DO THIS> Would you repeat the listing exactly but omit every picture?

SUPPLIED DATA>
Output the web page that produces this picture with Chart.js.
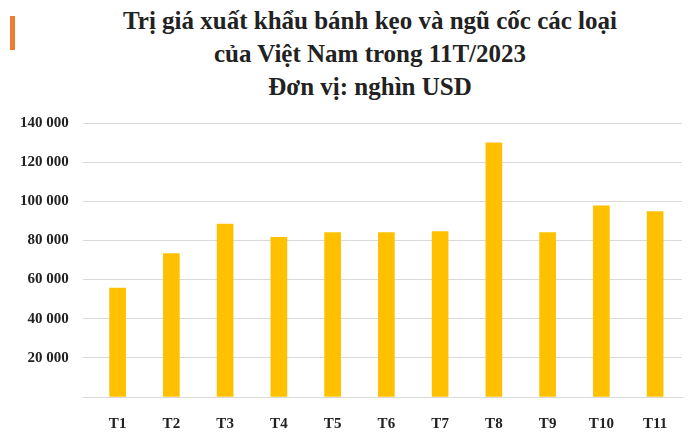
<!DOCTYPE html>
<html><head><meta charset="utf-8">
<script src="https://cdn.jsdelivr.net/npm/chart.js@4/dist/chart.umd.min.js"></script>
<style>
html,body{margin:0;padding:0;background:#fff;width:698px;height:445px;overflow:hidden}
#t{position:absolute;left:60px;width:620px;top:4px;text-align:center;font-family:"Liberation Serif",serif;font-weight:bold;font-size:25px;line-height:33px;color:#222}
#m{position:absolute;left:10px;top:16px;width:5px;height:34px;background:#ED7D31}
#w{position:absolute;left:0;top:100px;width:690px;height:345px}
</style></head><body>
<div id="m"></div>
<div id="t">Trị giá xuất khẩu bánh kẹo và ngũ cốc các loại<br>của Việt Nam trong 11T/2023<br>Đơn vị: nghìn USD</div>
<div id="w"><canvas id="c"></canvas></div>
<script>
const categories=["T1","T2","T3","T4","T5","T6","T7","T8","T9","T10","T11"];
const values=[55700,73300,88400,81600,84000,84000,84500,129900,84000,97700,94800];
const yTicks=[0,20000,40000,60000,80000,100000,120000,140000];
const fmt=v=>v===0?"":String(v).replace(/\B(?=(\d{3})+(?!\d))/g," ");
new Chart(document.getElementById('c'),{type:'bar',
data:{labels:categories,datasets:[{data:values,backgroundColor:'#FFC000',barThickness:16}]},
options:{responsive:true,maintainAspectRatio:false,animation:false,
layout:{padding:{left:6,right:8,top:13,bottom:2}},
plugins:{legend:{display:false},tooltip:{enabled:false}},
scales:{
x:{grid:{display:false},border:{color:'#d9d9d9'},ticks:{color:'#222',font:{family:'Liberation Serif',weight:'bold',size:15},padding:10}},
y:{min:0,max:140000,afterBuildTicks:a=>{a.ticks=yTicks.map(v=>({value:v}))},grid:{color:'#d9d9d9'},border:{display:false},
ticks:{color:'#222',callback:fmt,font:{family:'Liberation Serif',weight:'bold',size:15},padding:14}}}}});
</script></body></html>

FULL ANSWER>
Output the web page that produces this picture with Chart.js.
<!DOCTYPE html>
<html><head><meta charset="utf-8">
<script src="https://cdn.jsdelivr.net/npm/chart.js@4/dist/chart.umd.min.js"></script>
<style>
html,body{margin:0;padding:0;background:#fff;width:698px;height:445px;overflow:hidden}
#t{position:absolute;left:60px;width:620px;top:4px;text-align:center;font-family:"Liberation Serif",serif;font-weight:bold;font-size:25px;line-height:33px;color:#222}
#m{position:absolute;left:10px;top:16px;width:5px;height:34px;background:#ED7D31}
#w{position:absolute;left:0;top:100px;width:690px;height:345px}
</style></head><body>
<div id="m"></div>
<div id="t">Trị giá xuất khẩu bánh kẹo và ngũ cốc các loại<br>của Việt Nam trong 11T/2023<br>Đơn vị: nghìn USD</div>
<div id="w"><canvas id="c"></canvas></div>
<script>
const categories=["T1","T2","T3","T4","T5","T6","T7","T8","T9","T10","T11"];
const values=[55700,73300,88400,81600,84000,84000,84500,129900,84000,97700,94800];
const yTicks=[0,20000,40000,60000,80000,100000,120000,140000];
const fmt=v=>v===0?"":String(v).replace(/\B(?=(\d{3})+(?!\d))/g," ");
new Chart(document.getElementById('c'),{type:'bar',
data:{labels:categories,datasets:[{data:values,backgroundColor:'#FFC000',barThickness:16}]},
options:{responsive:true,maintainAspectRatio:false,animation:false,
layout:{padding:{left:6,right:8,top:13,bottom:2}},
plugins:{legend:{display:false},tooltip:{enabled:false}},
scales:{
x:{grid:{display:false},border:{color:'#d9d9d9'},ticks:{color:'#222',font:{family:'Liberation Serif',weight:'bold',size:15},padding:10}},
y:{min:0,max:140000,afterBuildTicks:a=>{a.ticks=yTicks.map(v=>({value:v}))},grid:{color:'#d9d9d9'},border:{display:false},
ticks:{color:'#222',callback:fmt,font:{family:'Liberation Serif',weight:'bold',size:15},padding:14}}}}});
</script></body></html>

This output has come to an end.